Said Georgiev, “The tags suggestion can be done live — the user snaps a photo on his mobile device, uploads it to an online marketplace for images, Imagga tagging analyzes the photo in the background and suggests relevant keywords. Users can approve the keywords they like and may add more keywords to submit for review.”

Some 2 billion images (p.62) are taken every day with an increasingly large share derived from mobile devices and stored in the cloud. Thus, unsorted and undiscoverable, an  astronomical amount of quality content and memories are scattered throughout the cloud.

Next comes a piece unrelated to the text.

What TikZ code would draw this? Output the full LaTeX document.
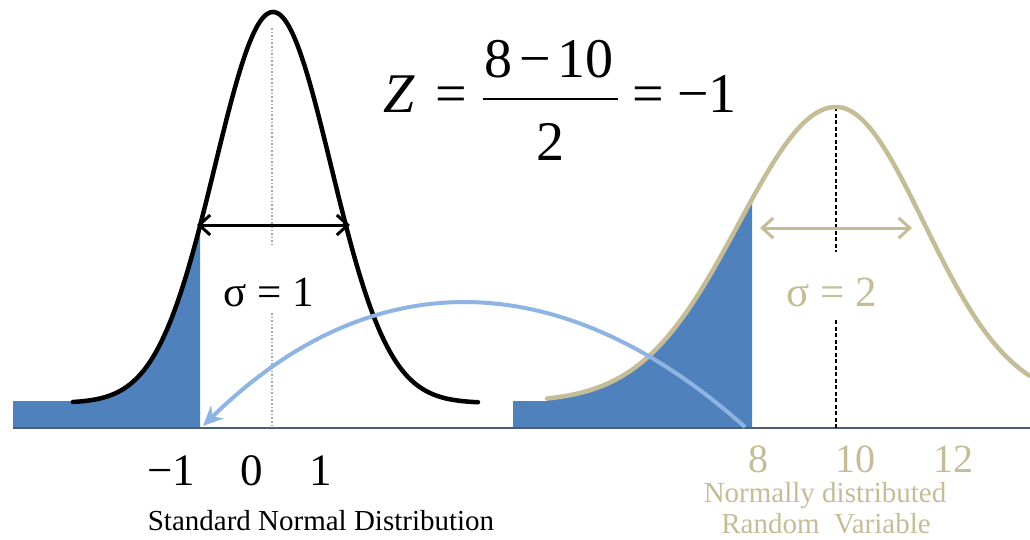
\documentclass[tikz,border=0pt]{standalone}
\usepackage{fontspec}
\setmainfont{Liberation Serif}
\usetikzlibrary{arrows.meta}
\definecolor{tanclair}{HTML}{C4BD97}
\definecolor{bleufond}{HTML}{4F81BD}
\definecolor{bleuclair}{HTML}{8EB4E3}
\definecolor{axecol}{HTML}{4A5D78}
\begin{document}
\begin{tikzpicture}[x=1pt,y=-1pt,
  courbe/.style={line width=4.5pt, line join=round, line cap=round},
  fsigma/.style={line width=3pt, >={Straight Barb[length=11pt,width=20pt]}, <->},
  etiq/.style={inner sep=0pt, font=\fontsize{43}{46}\selectfont},
  formu/.style={inner sep=0pt, anchor=base, font=\fontsize{56}{60}\selectfont},
  grad/.style={inner sep=0pt},
  legende/.style={inner sep=0pt, anchor=base, font=\fontsize{29}{32}\selectfont}]
\useasboundingbox (0,0) rectangle (1030,539);
\fill[white] (0,0) rectangle (1030,539);

% Aires bleues sous les courbes
\fill[bleufond] (13,428) -- (13,401) -- (73,401)
  -- plot[domain=73:200, samples=60, smooth] (\x, {403-391*exp(-0.5*((\x-273)/58)^2)})
  -- (200,428) -- cycle;
\fill[bleufond] (513,428) -- (513,401) -- (547,401)
  -- plot[domain=547:752, samples=60, smooth] (\x, {402-295*exp(-0.5*((\x-836)/97)^2)})
  -- (752,428) -- cycle;

% Axe horizontal
\coordinate (axeg) at (13,428);
\coordinate (axed) at (1030,428);
\draw[axecol, line width=1.4pt] (axeg) -- (axed);

% Droites des moyennes
\draw[gray!70, line width=1.6pt, dotted] (272,28) -- (272,245);
\draw[gray!70, line width=1.6pt, dotted] (272,313) -- (272,428);
\draw[black, line width=1.2pt, dash pattern=on 4pt off 2.5pt] (836,107) -- (836,252);
\draw[black, line width=1.2pt, dash pattern=on 4pt off 2.5pt] (836,320) -- (836,428);

% Loi normale centree reduite
\draw[courbe, black] plot[domain=73:478, samples=120, smooth] (\x, {403-391*exp(-0.5*((\x-273)/58)^2)});

% Loi normale de moyenne 10
\draw[courbe, tanclair] plot[domain=547:836, samples=80, smooth] (\x, {402-295*exp(-0.5*((\x-836)/97)^2)})
  -- plot[domain=836:1030, samples=60, smooth] (\x, {402-295*exp(-0.5*((\x-836)/88)^2)});

% Fleches des ecarts-types
\coordinate (s1g) at (197,225);
\coordinate (s1d) at (350,225);
\draw[fsigma, black] (s1g) -- (s1d);
\coordinate (s2g) at (760,228);
\coordinate (s2d) at (912,228);
\draw[fsigma, tanclair] (s2g) -- (s2d);

% Fleche de passage de 8 vers -1
\coordinate (depart) at (745,427);
\coordinate (arrivee) at (203,426);
\draw[bleuclair, line width=4pt, -{Stealth[length=20pt,width=18pt]}]
  (depart) .. controls (560,262) and (370,262) .. (arrivee);

% Formule du score Z
\node[formu, anchor=base west] (fz) at (383,112) {\textit{Z}};
\node[formu] (fegal1) at (451,112) {=};
\node[formu] (fnum) at (549,77) {8\kern.12em−\kern.12em10};
\draw[line width=2.2pt] (483,99) -- (618,99);
\node[formu] (fden) at (550,160) {2};
\node[formu] (fegal2) at (648,112) {=};
\node[formu] (fres) at (707,112) {−1};

% Textes
\node[etiq] (lsig1) at (269,293) {σ = 1};
\node[etiq, text=tanclair] (lsig2) at (832,292) {σ = 2};

\node[grad, font=\fontsize{45}{48}\selectfont] (lm1) at (171,471) {−1};
\node[grad, font=\fontsize{45}{48}\selectfont] (l0) at (252,471) {0};
\node[grad, font=\fontsize{45}{48}\selectfont] (l1) at (321,471) {1};
\node[grad, text=tanclair, font=\fontsize{40}{44}\selectfont] (l8) at (758,459) {8};
\node[grad, text=tanclair, font=\fontsize{40}{44}\selectfont] (l10) at (855,459) {10};
\node[grad, text=tanclair, font=\fontsize{40}{44}\selectfont] (l12) at (953,459) {12};

\node[legende] (tsnd) at (321,530) {Standard Normal Distribution};
\node[legende, text=tanclair] (tnrv1) at (825,502) {Normally distributed};
\node[legende, text=tanclair] (tnrv2) at (826,533) {Random~ Variable};
\end{tikzpicture}
\end{document}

Visual content search on mobile devices (say for a particular vacation shot) is also time-consuming and inefficient.

Then, there are the image-oriented businesses seeking to profit from contributed images — such as Pinterest-type sites, stock photography, product aggregators, asset management services, or e-commerce sites — that also have a huge classification and tagging challenges.

Screen Shot 2014-08-25 at 4.06.35 PM

Color matching and extraction

In addition to tagging and categorizing, Imagga’s smart cropping analyzes image composition and how interesting different parts of an image are to automatically suggest crop options.

Some of Imagga’s competitors include Rekognition and Euvision Technologies, but Imagga aims to differentiate itself based on the ease-of-use of its APIs and the larger number of relevant tags it generates, as well as the opportunity to train and specialize the tagging system for individual customer needs.

The company is currently offering the service on a pay-per-image basis to business customers processing their own or crowd-sourced collections, according to Georgiev. There is also a limited free tier for researchers and discounts for early stage startups and platform partners. Listed prices vary according to API and complete pricing information for all of Imagga’s APIs is available on the company’s website.

Georgiev says that over the last two months, some 300 companies have signed up and over 2 million images have been processed through Imagga’s API.